You can surround the boss bully with wise counsellors to head off any potentially fatal gaffes, but this requires a level of co-operation from the boss bully which may be hard to maintain.

You can have a contingency plan in place in case they fall – it’s good to have someone lined up to replace them when they do crash, preferably someone who is skilled at pouring oil on troubled waters.

Or you can create a PR environment which allows them to keep getting away with it. I haven’t a clue exactly how you do this, but it seems to be working, at least for now, for Theresa May with Boris Johnson, and it certainly works for Donald Trump.

  1. The Revenge of the Omelette

“You can’t make an omelette without breaking eggs”, the proverb which boss bullies traditionally roll out to justify riding roughshod over anything or anyone which gets in their way.

The trouble when you are a boss bully is that the ‘eggs’ are generally people, and people tend to bear inconvenient grudges when they’ve been used in your omelette.

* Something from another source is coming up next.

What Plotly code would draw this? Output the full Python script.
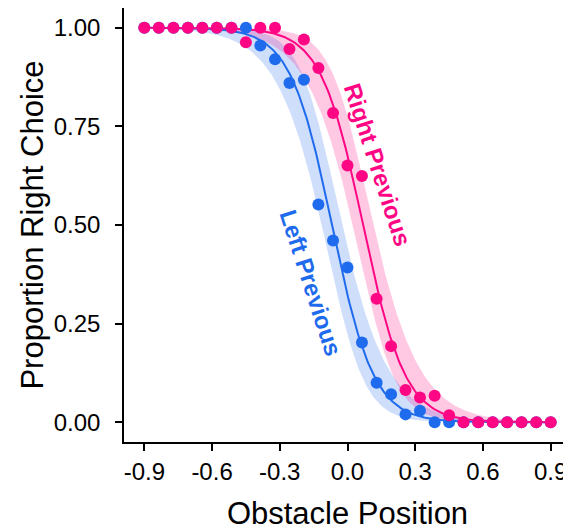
import numpy as np
import plotly.graph_objects as go

# ---- data ----
obstacle_x = [-0.900, -0.836, -0.771, -0.707, -0.643, -0.579, -0.514, -0.450,
              -0.386, -0.321, -0.257, -0.193, -0.129, -0.064, 0.000, 0.064,
              0.129, 0.193, 0.257, 0.321, 0.386, 0.450, 0.514, 0.579,
              0.643, 0.707, 0.771, 0.836, 0.900]
left_prev = [1.00, 1.00, 1.00, 1.00, 1.00, 1.00, 1.00, 1.00,
             0.955, 0.92, 0.86, 0.868, 0.552, 0.461, 0.392, 0.202,
             0.10, 0.071, 0.02, 0.029, 0.0, 0.0, 0.0, 0.0,
             0.0, 0.0, 0.0, 0.0, 0.0]
right_prev = [1.00, 1.00, 1.00, 1.00, 1.00, 1.00, 1.00, 0.963,
              1.00, 1.00, 0.946, 0.97, 0.898, 0.784, 0.651, 0.624,
              0.313, 0.193, 0.082, 0.063, 0.067, 0.018, 0.0, 0.0,
              0.0, 0.0, 0.0, 0.0, 0.0]
trials_per_point = 12
x_ticks = [-0.9, -0.6, -0.3, 0.0, 0.3, 0.6, 0.9]
x_tick_text = ["-0.9", "-0.6", "-0.3", "0.0", "0.3", "0.6", "0.9"]
y_ticks = [0.0, 0.25, 0.5, 0.75, 1.0]
y_tick_text = ["0.00", "0.25", "0.50", "0.75", "1.00"]

BLUE = "#1F6BEE"
PINK = "#FF0784"
BLUE_FILL = "rgba(31,107,238,0.22)"
PINK_FILL = "rgba(255,7,132,0.22)"


def sigmoid(v):
    return 1.0 / (1.0 + np.exp(-v))


def glm_logit(x, p, n):
    """Binomial GLM (logit link) fit by IRLS, with 95% CI on a grid."""
    x = np.asarray(x, float)
    p = np.asarray(p, float)
    X = np.column_stack([np.ones_like(x), x])
    b = np.zeros(2)
    for _ in range(100):
        eta = X @ b
        mu = np.clip(sigmoid(eta), 1e-9, 1 - 1e-9)
        w = n * mu * (1 - mu)
        z = eta + (p - mu) / (mu * (1 - mu))
        A = X.T @ (X * w[:, None])
        b_new = np.linalg.solve(A, X.T @ (w * z))
        if np.max(np.abs(b_new - b)) < 1e-10:
            b = b_new
            break
        b = b_new
    eta = X @ b
    mu = sigmoid(eta)
    w = n * mu * (1 - mu)
    cov = np.linalg.inv(X.T @ (X * w[:, None]))
    grid = np.linspace(min(x), max(x), 300)
    G = np.column_stack([np.ones_like(grid), grid])
    eg = G @ b
    se = np.sqrt(np.einsum("ij,jk,ik->i", G, cov, G))
    return grid, sigmoid(eg), sigmoid(eg - 1.96 * se), sigmoid(eg + 1.96 * se)


fig = go.Figure()

for vals, col, fill in [(left_prev, BLUE, BLUE_FILL), (right_prev, PINK, PINK_FILL)]:
    g, fit, lo, hi = glm_logit(obstacle_x, vals, trials_per_point)
    fig.add_trace(go.Scatter(x=np.concatenate([g, g[::-1]]),
                             y=np.concatenate([hi, lo[::-1]]),
                             fill="toself", fillcolor=fill, line=dict(width=0),
                             mode="lines", hoverinfo="skip", showlegend=False))
for vals, col in [(left_prev, BLUE), (right_prev, PINK)]:
    g, fit, lo, hi = glm_logit(obstacle_x, vals, trials_per_point)
    fig.add_trace(go.Scatter(x=g, y=fit, mode="lines",
                             line=dict(color=col, width=2), showlegend=False))
for vals, col in [(left_prev, BLUE), (right_prev, PINK)]:
    fig.add_trace(go.Scatter(x=obstacle_x, y=vals, mode="markers",
                             marker=dict(color=col, size=12), showlegend=False))

fig.add_annotation(x=-0.163, y=0.354, text="<b>Left Previous</b>", showarrow=False,
                   textangle=72, font=dict(family="Arial, Liberation Sans", size=24, color=BLUE))
fig.add_annotation(x=0.133, y=0.653, text="<b>Right Previous</b>", showarrow=False,
                   textangle=72, font=dict(family="Arial, Liberation Sans", size=24, color=PINK))

axis_common = dict(showgrid=False, zeroline=False, showline=True, linecolor="black",
                   linewidth=1.5, ticks="outside", ticklen=7, tickwidth=1.5,
                   tickcolor="black", tickfont=dict(size=24, color="black"),
                   automargin=False)
fig.update_xaxes(range=[-0.99, 0.99], tickvals=x_ticks, ticktext=x_tick_text,
                 ticklabelstandoff=0,
                 title=dict(text="Obstacle Position", font=dict(size=31, color="black"), standoff=22),
                 **axis_common)
fig.update_yaxes(range=[-0.05, 1.05], tickvals=y_ticks, ticktext=y_tick_text,
                 ticklabelstandoff=10,
                 title=dict(text="Proportion Right Choice", font=dict(size=31, color="black"), standoff=1),
                 **axis_common)
# the page body keeps an 8px browser margin, so the figure is 8px smaller
fig.update_layout(width=563, height=523, plot_bgcolor="white", paper_bgcolor="white",
                  font=dict(family="Arial, Liberation Sans"),
                  margin=dict(l=116, r=0, t=0, b=89))
fig.write_html("out.html")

If you tackle migration by building walls, if you deal with a troublesome workforce by breaking the unions, if you trash customer loyalty as a by-product of increasing shareholder value, you risk creating forces which can come back and bite you later.

The cynical, cliched boss bully response to this is to make sure you’ve moved on before (to mix my poultry-based metaphors) the chickens come home to roost.

The unfashionable wishy washy liberal way is to understand the root causes of the issue, engage with all groups involved and look to create a sustainable solution. This is unlikely to happen if there’s a boss bully in the picture, but if possible it’s worth at least doing some targeted risk assessment and mitigation in the areas most likely to cause problems later.

 

There’s already a wealth of material out there on boss bullies and narcissists in business and politics, from much more scholarly and qualified minds than mine. This blog just scratches the surface, but I think it’s timely in our increasingly self-centred and entitlement driven society, where political and economic forces and the power of social media are creating an environment where boss bullies can thrive and, in my opinion, cause great harm to the greater good.